## Brief
Wherever a line in the data below holds "this", copy that line.

## Exercise material
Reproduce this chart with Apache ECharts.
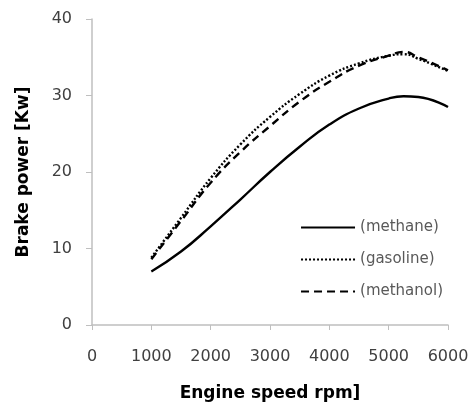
<!DOCTYPE html>
<html>
<head>
<meta charset="utf-8">
<script src="https://cdn.jsdelivr.net/npm/echarts@6/dist/echarts.min.js"></script>
<style>
  html,body{margin:0;padding:0;background:#fff;}
  #chart{width:476px;height:407px;}
</style>
</head>
<body>
<div id="chart"></div>
<script>
// engine speed (rpm)
var speed = [1000, 1500, 2000, 2500, 3000, 3500, 4000, 4500, 5000, 5250, 5500, 6000];
// brake power (kW)
var methane  = [7.0, 9.6, 12.9, 16.4, 20.0, 23.3, 26.2, 28.3, 29.6, 29.9, 29.8, 28.5];
var gasoline = [8.8, 14.0, 19.2, 23.6, 27.2, 30.2, 32.6, 34.2, 35.2, 35.4, 34.8, 33.2];
var methanol = [8.6, 13.6, 18.6, 22.6, 26.0, 29.2, 31.8, 33.9, 35.2, 35.7, 35.0, 33.3];
var xTicks = [0, 1000, 2000, 3000, 4000, 5000, 6000];
var yTicks = [0, 10, 20, 30, 40];

function pairs(ys){
  var out = [];
  for (var i = 0; i < speed.length; i++) out.push([speed[i], ys[i]]);
  return out;
}

var font = 'DejaVu Sans';
var chart = echarts.init(document.getElementById('chart'));

function line(name, ys, type){
  return {
    name: name,
    type: 'line',
    data: pairs(ys),
    smooth: true,
    symbol: 'none',
    lineStyle: {color: '#000', width: 2.4, type: type},
    itemStyle: {color: '#000'}
  };
}

chart.setOption({
  animation: false,
  grid: {left: 92, right: 28, top: 19, bottom: 79},
  legend: {
    orient: 'vertical',
    right: 28,
    top: 215,
    itemWidth: 54,
    itemHeight: 10,
    itemGap: 17,
    itemStyle: {opacity: 0},
    textStyle: {fontFamily: font, fontSize: 15, color: '#595959'},
    data: ['(methane)', '(gasoline)', '(methanol)']
  },
  xAxis: {
    type: 'value',
    min: 0, max: 6000, interval: 1000,
    name: 'Engine speed rpm]',
    nameLocation: 'middle',
    nameGap: 60,
    nameTextStyle: {fontFamily: font, fontSize: 17, fontWeight: 'bold', color: '#000'},
    axisLine: {lineStyle: {color: '#bfbfbf', width: 1.5}},
    axisTick: {show: true, length: 5, lineStyle: {color: '#bfbfbf'}},
    axisLabel: {fontFamily: font, fontSize: 16, color: '#404040', margin: 24,
      formatter: function(v){ return xTicks.indexOf(v) >= 0 ? String(v) : ''; }},
    splitLine: {show: false}
  },
  yAxis: {
    type: 'value',
    min: 0, max: 40, interval: 10,
    name: 'Brake power [Kw]',
    nameLocation: 'middle',
    nameGap: 60,
    nameTextStyle: {fontFamily: font, fontSize: 17, fontWeight: 'bold', color: '#000'},
    axisLine: {show: true, lineStyle: {color: '#bfbfbf', width: 1.5}},
    axisTick: {show: true, length: 6, lineStyle: {color: '#bfbfbf'}},
    axisLabel: {fontFamily: font, fontSize: 16, color: '#404040', margin: 20,
      formatter: function(v){ return yTicks.indexOf(v) >= 0 ? String(v) : ''; }},
    splitLine: {show: false}
  },
  series: [
    line('(methane)', methane, 'solid'),
    line('(gasoline)', gasoline, [2, 2]),
    line('(methanol)', methanol, [8, 5])
  ]
});
</script>
</body>
</html>
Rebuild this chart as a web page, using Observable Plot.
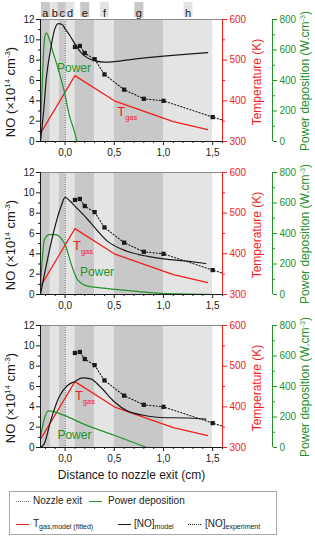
<!DOCTYPE html>
<html><head><meta charset="utf-8">
<script src="https://cdn.jsdelivr.net/npm/d3@7"></script>
<script src="https://cdn.jsdelivr.net/npm/@observablehq/plot@0.6"></script>
<style>
body{margin:0;background:#fff;font-family:"Liberation Sans",Arial,sans-serif;}
#wrap{position:relative;width:315px;height:536px;overflow:hidden;}
#charts svg{display:block;overflow:visible;background:transparent;}
#legend{position:absolute;left:9px;top:491px;width:266px;height:42px;border:1px solid #a8a8a8;font-size:10px;color:#222;}
#legend .sw{position:absolute;width:13px;height:0;}
#legend .lt{position:absolute;transform:translateY(-50%);line-height:1;white-space:nowrap;}
#legend sub{font-size:7px;vertical-align:-2px;}
.ttl{position:absolute;transform:translate(-50%,-50%) rotate(-90deg);white-space:nowrap;line-height:1;}
.ttl sup{font-size:0.6em;vertical-align:0.55em;line-height:0;}
</style></head>
<body><div id="wrap"><div id="charts"></div><div id="legend"></div></div>
<script>
// ---------- data ----------
const bandEdges = [-0.25, -0.15, -0.06, 0, 0.1, 0.3, 0.5, 1.0, 1.5];
const bandLabels = ["a", "b", "c", "d", "e", "f", "g", "h"];

const xMajorTicks = [0, 0.5, 1.0, 1.5];
const xMinorTicks = [-0.2, -0.1, 0.1, 0.2, 0.3, 0.4, 0.6, 0.7, 0.8, 0.9, 1.1, 1.2, 1.3, 1.4, 1.6];
const noMajorTicks = [0, 2, 4, 6, 8, 10, 12];
const noMinorTicks = [1, 3, 5, 7, 9, 11];
const tempMajorTicks = [300, 400, 500, 600];
const tempMinorTicks = [350, 450, 550];
const powerMajorTicks = [0, 200, 400, 600, 800];
const powerMinorTicks = [100, 300, 500, 700];

// gas temperature (K), same in all panels
const tgasX = [-0.25, 0.1, 0.5, 1.1, 1.45];
const tgasK = [320, 462, 400, 349, 329];

// experimental [NO] (x10^14 cm^-3), same in all panels
const expX  = [0.1, 0.15, 0.2, 0.3, 0.4, 0.6, 0.8, 1.0, 1.5];
const expNO = [9.3, 9.4, 8.7, 8.1, 6.6, 5.1, 4.2, 4.0, 2.4];
const expTrendEndX = 1.6, expTrendEndNO = 2.1;

// panel 1
const model1X  = [-0.25, -0.22, -0.19, -0.15, -0.11, -0.07, -0.03, 0, 0.05, 0.1, 0.15, 0.2, 0.3, 0.4, 0.5, 0.7, 1.0, 1.25, 1.45];
const model1NO = [0, 2.8, 6.3, 8.9, 10.9, 11.6, 11.5, 11.1, 10.4, 9.6, 8.9, 8.4, 7.95, 7.8, 7.85, 8.1, 8.4, 8.6, 8.75];
const power1X  = [-0.25, -0.235, -0.22, -0.205, -0.19, -0.17, -0.128, -0.06, -0.01, 0.04, 0.1, 0.12];
const power1P  = [100, 333, 567, 693, 713, 690, 597, 453, 333, 180, 53, 0];

// panel 2
const model2X  = [-0.25, -0.18, -0.11, -0.04, 0, 0.05, 0.1, 0.2, 0.26, 0.43, 0.63, 0.84, 1.0, 1.26, 1.43];
const model2NO = [0, 3.4, 6.4, 8.7, 9.55, 9.2, 8.7, 7.7, 7.05, 5.25, 4.25, 3.75, 3.5, 3.25, 3.05];
const power2X  = [-0.25, -0.21, -0.16, -0.095, -0.044, 0.007, 0.058, 0.126, 0.23, 0.36, 0.7, 0.97, 1.5];
const power2P  = [53, 360, 393, 393, 371, 317, 207, 98, 55, 44, 22, 7, 0];

// panel 3
const model3X  = [-0.25, -0.21, -0.145, -0.06, 0.024, 0.1, 0.18, 0.26, 0.36, 0.5, 0.63, 0.8, 0.97, 1.26, 1.43];
const model3NO = [0, 0.4, 2.7, 5.0, 6.1, 6.5, 6.85, 6.75, 5.95, 4.5, 3.6, 3.17, 2.95, 2.9, 2.8];
const power3X  = [-0.25, -0.21, -0.17, -0.01, 0.19, 0.5, 0.83];
const power3P  = [69, 190, 240, 211, 153, 80, 0];

// in-plot labels (x in cm, y in NO units)
const powerLabelX = [0.09, 0.325, 0.095];
const powerLabelY = [7.25, 2.18, 1.26];
const tgasLabelX  = [0.57, 0.12, 0.14];
const tgasLabelY  = [2.92, 4.8, 5.13];

const axisTitles = {
  no: "NO (×10<sup>14</sup> cm<sup>-3</sup>)",
  temp: "Temperature (K)",
  power: "Power deposition (W.cm<sup>-3</sup>)",
  x: "Distance to nozzle exit (cm)"
};

const legendItems = [
  {label: "Nozzle exit", kind: "nozzle"},
  {label: "Power deposition", kind: "power"},
  {label: "T<sub>gas,model (fitted)</sub>", kind: "tgas"},
  {label: "[NO]<sub>model</sub>", kind: "model"},
  {label: "[NO]<sub>experiment</sub>", kind: "exp"}
];

// ---------- styles ----------
const RED = "#f21d1d", GREEN = "#24922a", DARK = "#c8c8c8", LIGHT = "#e4e4e4", INK = "#1a1a1a";
const FONT = "'Liberation Sans', Arial, sans-serif";
const tToY = t => (t - 300) / 300 * 12;
const pToY = p => p / 800 * 12;
const comma = d => d.toFixed(1).replace(".", ",");
const boxSymbol = {draw(ctx) { ctx.rect(-4.5, -7.5, 9, 15); }};

const bands = bandLabels.map((l, j) => ({
  label: l, x1: bandEdges[j], x2: bandEdges[j + 1],
  mid: (bandEdges[j] + bandEdges[j + 1]) / 2, shade: j % 2 === 0 ? DARK : LIGHT
}));
const tgas = tgasX.map((x, j) => ({x, y: tToY(tgasK[j])}));
const exp = expX.map((x, j) => ({x, y: expNO[j]}));
const expLine = [...exp, {x: expTrendEndX, y: expTrendEndNO}];

const modelsX = [model1X, model2X, model3X], modelsNO = [model1NO, model2NO, model3NO];
const powersX = [power1X, power2X, power3X], powersP = [power1P, power2P, power3P];

function panel(i, top, bottom) {
  const model = modelsX[i].map((x, j) => ({x, y: modelsNO[i][j]}));
  const power = powersX[i].map((x, j) => ({x, y: pToY(powersP[i][j])}));
  const pl = [{x: powerLabelX[i], y: powerLabelY[i]}];
  const tl = [{x: tgasLabelX[i], y: tgasLabelY[i]}];
  const marks = [
    Plot.rectX(bands, {x1: "x1", x2: "x2", fill: "shade"}),
    Plot.ruleX([0], {stroke: "#444", strokeDasharray: "1,1.4"}),
    Plot.line(tgas, {x: "x", y: "y", stroke: RED, strokeWidth: 1.2}),
    Plot.line(power, {x: "x", y: "y", stroke: GREEN, strokeWidth: 1.2, curve: "monotone-x"}),
    Plot.line(model, {x: "x", y: "y", stroke: INK, strokeWidth: 1.2, curve: "monotone-x"}),
    Plot.line(expLine, {x: "x", y: "y", stroke: INK, strokeWidth: 1.1, strokeDasharray: "1.2,2"}),
    Plot.dot(exp, {x: "x", y: "y", symbol: "square", r: 2.4, fill: INK}),
    Plot.text(pl, {x: "x", y: "y", text: () => "Power", fill: GREEN, fontSize: 12}),
    Plot.text(tl, {x: "x", y: "y", text: () => "T", fill: RED, fontSize: 13}),
    Plot.text(tl, {x: "x", y: "y", text: () => "gas", fill: RED, fontSize: 7.5, textAnchor: "start", dx: 4, dy: 6}),
    Plot.ruleY([12], {stroke: "#8a8a8a"}),
    Plot.ruleY([0], {stroke: INK}),
    Plot.ruleX([-0.25], {stroke: INK}),
    Plot.ruleX([1.6], {stroke: RED}),
    Plot.ruleX([1.6], {stroke: GREEN, dx: 50}),
    Plot.axisX({ticks: xMajorTicks, tickFormat: comma, tickSize: 4, tickPadding: 3, fontSize: 10, label: null, color: INK}),
    Plot.axisX({ticks: xMinorTicks, tickFormat: () => "", tickSize: 2, label: null, color: INK}),
    Plot.axisY({ticks: noMajorTicks, tickSize: 4, tickPadding: 2, fontSize: 10, label: null, color: INK}),
    Plot.axisY({ticks: noMinorTicks, tickFormat: () => "", tickSize: 2, label: null, color: INK}),
    Plot.axisY({anchor: "right", ticks: tempMajorTicks.map(tToY), tickFormat: y => Math.round(300 + y * 25), tickSize: 4, tickPadding: 3, fontSize: 10, label: null, color: RED}),
    Plot.axisY({anchor: "right", ticks: tempMinorTicks.map(tToY), tickFormat: () => "", tickSize: 2, label: null, color: RED}),
    Plot.axisY({anchor: "right", ticks: powerMajorTicks.map(pToY), tickFormat: y => Math.round(y * 800 / 12), tickSize: 4, tickPadding: 3, fontSize: 10, label: null, color: GREEN, dx: 50}),
    Plot.axisY({anchor: "right", ticks: powerMinorTicks.map(pToY), tickFormat: () => "", tickSize: 2, label: null, color: GREEN, dx: 50})
  ];
  if (i === 0) {
    marks.push(
      Plot.dot(bands, {x: "mid", frameAnchor: "top", dy: -10, symbol: boxSymbol, fill: "shade", stroke: null}),
      Plot.text(bands, {x: "mid", text: "label", frameAnchor: "top", dy: -10, fontSize: 11, fill: INK})
    );
  }
  if (i === 2) {
    marks.push(Plot.text([axisTitles.x], {frameAnchor: "bottom", dy: 31, fontSize: 12, fill: INK}));
  }
  return Plot.plot({
    width: 315, height: top + 122 + bottom,
    marginLeft: 40, marginRight: 93, marginTop: top, marginBottom: bottom,
    x: {domain: [-0.25, 1.6]},
    y: {domain: [0, 12]},
    color: {type: "identity"},
    style: {fontFamily: FONT, background: "transparent", overflow: "visible", color: INK},
    marks
  });
}

const wrap = document.getElementById("wrap");
const charts = document.getElementById("charts");
charts.append(panel(0, 19, 21), panel(1, 10, 21), panel(2, 10, 40));

// rotated axis titles for each panel (panel plot tops at 19, 172, 325)
[19, 172, 325].forEach(top => {
  [[axisTitles.no, 10, top + 73, 13, INK],
   [axisTitles.temp, 257, top + 63, 12, RED],
   [axisTitles.power, 305, top + 62, 12, GREEN]].forEach(([html, cx, cy, fs, col]) => {
    const d = document.createElement("div");
    d.className = "ttl";
    d.style.cssText = `left:${cx}px;top:${cy}px;font-size:${fs}px;color:${col}`;
    d.innerHTML = html;
    wrap.append(d);
  });
});

// legend
const lg = document.getElementById("legend");
const swatch = {
  nozzle: "border-top:1px dotted #777",
  power: "border-top:1.3px solid " + GREEN,
  tgas: "border-top:1.3px solid " + RED,
  model: "border-top:1.3px solid " + INK,
  exp: "border-top:1.3px dotted " + INK
};
const legendPos = [[6, 23, 9], [79, 98, 9], [6, 23, 32], [108, 124, 32], [178, 195, 32]];
legendItems.forEach((it, j) => {
  const [sx, tx, cy] = legendPos[j];
  const s = document.createElement("span");
  s.className = "sw"; s.style.cssText = `left:${sx}px;top:${cy}px;${swatch[it.kind]}`;
  const t = document.createElement("span");
  t.className = "lt"; t.style.left = tx + "px"; t.style.top = cy + "px"; t.innerHTML = it.label;
  lg.append(s, t);
});
</script></body></html>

## Full solution
Reproduce this chart with Apache ECharts.
Rebuild this chart as a web page, using Observable Plot.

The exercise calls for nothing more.